The boiling liquid that Microsoft is using isn’t water. It’s a fluid that’s harmless to electronic equipment and engineered to boil at 122 degrees Fahrenheit. That’s 90 degrees lower than the boiling point of water. The fluid is placed inside a couch-shaped tank, and the servers generate the heat required to make the fluid boil as they carry out normal operations.
The boiling effect carries away heat from the computer processors and other components, allowing me servers to operate continuously at full power without risking failure due to overheating. Vapor rises from the boiling fluid and comes in contact with a cooled condenser in the lid of the tank. That causes the vapor to change the liquid and rain back onto the immersed servers to create a closed-loop system.
Microsoft says that it’s the first cloud provider running two-phase immersion cooling in a production environment. Microsoft says production environment deployment for two-phase immersion cooling is the next step in its long-term plan to keep up with the demand for faster and more powerful data center computers. It’s become a challenge to make reliable advances in computer chip technology using traditional air cooling.

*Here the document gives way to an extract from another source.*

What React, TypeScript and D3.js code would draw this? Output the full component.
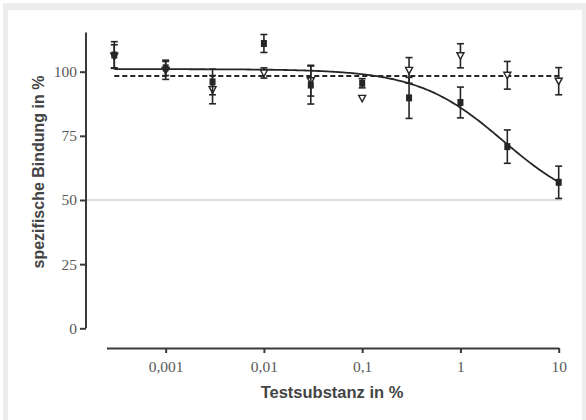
import React, { useEffect, useRef } from "react";
import * as d3 from "d3";

// Konzentrationen (Testsubstanz in %)
const conc = [0.0003, 0.001, 0.003, 0.01, 0.03, 0.1, 0.3, 1, 3, 10];

// gefüllte Quadrate (Sigmoid-Fit)
const squareMean = [106.5, 101.5, 96, 111, 94.8, 95.5, 89.8, 88, 70.8, 56.9];
const squareErr = [5.2, 3, 5, 3.5, 7.4, 1.8, 8, 6, 6.5, 6.3];

// offene Dreiecke (konstant, gestrichelt)
const triMean = [106, 100.5, 93, 99.5, 96.5, 89.6, 100.5, 106.2, 98.6, 96.3];
const triErr = [4.5, 3.5, 5.5, 2, 6, 0, 5, 4.7, 5.4, 5.3];

// Fit-Parameter
const fitTop = 101;
const fitBottom = 45;
const fitIC50 = 2.73;
const fitHill = 1;
const triLevel = 98.3;

const yTicks = [0, 25, 50, 75, 100];
const xTicks = [0.001, 0.01, 0.1, 1, 10];
const xTickLabels = ["0,001", "0,01", "0,1", "1", "10"];

export default function App() {
  const ref = useRef<SVGSVGElement>(null);

  useEffect(() => {
    const svg = d3.select(ref.current);
    svg.selectAll("*").remove();

    const width = 586,
      height = 420;

    svg.attr("width", width).attr("height", height);

    // Rahmen
    svg.append("rect").attr("x", 0).attr("y", 0).attr("width", width).attr("height", height).attr("fill", "#fff");
    svg.append("rect").attr("x", 3).attr("y", 3).attr("width", width - 3).attr("height", height - 3).attr("fill", "#ededed");
    svg.append("rect").attr("x", 8).attr("y", 10).attr("width", width - 12).attr("height", height - 10).attr("fill", "#fff");

    const x = d3.scaleLog().domain([0.00025, 10]).range([106.5, 558.7]);
    const y = d3.scaleLinear().domain([0, 100]).range([328.3, 71.7]);

    const axisColor = "#3a3a3a";
    const labelColor = "#5a5a5a";

    // Referenzlinie 50 %
    svg
      .append("line")
      .attr("x1", 86)
      .attr("x2", 562)
      .attr("y1", y(50))
      .attr("y2", y(50))
      .attr("stroke", "#bdbdbd")
      .attr("stroke-width", 1.2);

    // Y-Achse
    const yAxis = svg
      .append("g")
      .attr("transform", "translate(86,0)")
      .call(
        d3
          .axisLeft(y)
          .tickValues(yTicks)
          .tickSize(6)
          .tickSizeOuter(0)
          .tickPadding(3)
      );
    yAxis.select(".domain").remove();
    yAxis
      .append("line")
      .attr("x1", 0)
      .attr("x2", 0)
      .attr("y1", y(115.3))
      .attr("y2", y(0))
      .attr("stroke", axisColor)
      .attr("stroke-width", 2);
    yAxis.selectAll(".tick line").attr("stroke", axisColor).attr("stroke-width", 2);
    yAxis
      .selectAll(".tick text")
      .attr("fill", labelColor)
      .attr("font-family", "'Liberation Serif', 'DejaVu Serif', serif")
      .attr("font-size", 15.5);

    // X-Achse
    const xAxis = svg
      .append("g")
      .attr("transform", "translate(0,348)")
      .call(
        d3
          .axisBottom(x)
          .tickValues(xTicks)
          .tickFormat((d, i) => xTickLabels[i])
          .tickSize(5)
          .tickSizeOuter(0)
          .tickPadding(8)
      );
    xAxis.select(".domain").attr("stroke", axisColor).attr("stroke-width", 2);
    xAxis.selectAll(".tick line").attr("stroke", axisColor).attr("stroke-width", 2);
    xAxis
      .selectAll(".tick text")
      .attr("fill", labelColor)
      .attr("font-family", "'Liberation Serif', 'DejaVu Serif', serif")
      .attr("font-size", 15.5);

    // Achsentitel
    svg
      .append("text")
      .attr("x", 332)
      .attr("y", 398)
      .attr("text-anchor", "middle")
      .attr("font-family", "'Liberation Sans', Arial, sans-serif")
      .attr("font-weight", "bold")
      .attr("font-size", 16.5)
      .attr("fill", "#444")
      .text("Testsubstanz in %");

    svg
      .append("text")
      .attr("transform", "translate(44,172) rotate(-90)")
      .attr("text-anchor", "middle")
      .attr("font-family", "'Liberation Sans', Arial, sans-serif")
      .attr("font-weight", "bold")
      .attr("font-size", 16)
      .attr("fill", "#444")
      .text("spezifische Bindung in %");

    const markColor = "#262626";

    // gestrichelte Linie (Dreiecke)
    svg
      .append("line")
      .attr("x1", x(conc[0]))
      .attr("x2", x(10) + 2)
      .attr("y1", y(triLevel))
      .attr("y2", y(triLevel))
      .attr("stroke", markColor)
      .attr("stroke-width", 2)
      .attr("stroke-dasharray", "5,3");

    // Sigmoid-Fit (Quadrate)
    const fit = (c: number) => fitBottom + (fitTop - fitBottom) / (1 + Math.pow(c / fitIC50, fitHill));
    const curveX = d3.range(0, 201).map((i) => Math.pow(10, Math.log10(conc[0]) + (i / 200) * (1 - Math.log10(conc[0]))));
    const line = d3
      .line<number>()
      .x((d) => x(d))
      .y((d) => y(fit(d)))
      .curve(d3.curveMonotoneX);
    svg
      .append("path")
      .attr("d", line(curveX))
      .attr("fill", "none")
      .attr("stroke", markColor)
      .attr("stroke-width", 1.8);

    const errorBars = (mean: number[], err: number[]) => {
      const g = svg.append("g").attr("stroke", markColor).attr("stroke-width", 1.6);
      conc.forEach((c, i) => {
        if (err[i] <= 0) return;
        const cx = x(c);
        const y0 = y(mean[i] - err[i]);
        const y1 = y(mean[i] + err[i]);
        g.append("line").attr("x1", cx).attr("x2", cx).attr("y1", y0).attr("y2", y1);
        g.append("line").attr("x1", cx - 3.5).attr("x2", cx + 3.5).attr("y1", y0).attr("y2", y0);
        g.append("line").attr("x1", cx - 3.5).attr("x2", cx + 3.5).attr("y1", y1).attr("y2", y1);
      });
    };

    // Dreiecke
    errorBars(triMean, triErr);
    svg
      .append("g")
      .selectAll("path")
      .data(conc)
      .enter()
      .append("path")
      .attr("transform", (d, i) => `translate(${x(d)},${y(triMean[i])})`)
      .attr("d", "M-3.5,-3 L3.5,-3 L0,3.5 Z")
      .attr("fill", "#fff")
      .attr("stroke", markColor)
      .attr("stroke-width", 1.4);

    // Quadrate
    errorBars(squareMean, squareErr);
    svg
      .append("g")
      .selectAll("rect")
      .data(conc)
      .enter()
      .append("rect")
      .attr("x", (d) => x(d) - 3)
      .attr("y", (d, i) => y(squareMean[i]) - 3.5)
      .attr("width", 6)
      .attr("height", 7)
      .attr("fill", markColor);
  }, []);

  return <svg ref={ref} style={{ position: "absolute", left: 0, top: 0 }}></svg>;
}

Microsoft notes that for decades Moore’s law saw chips advanced by packing more transistors onto the same size chip resulting in roughly double the speed for computer processors every two years without increases in power demand. However, increasing speeds have begun to slow because transistor widths have shrunk to the atomic scale and are reaching a physical limit. To keep improving performance, the industry has turned to chip architectures able to handle more power which in turn increases the heat output.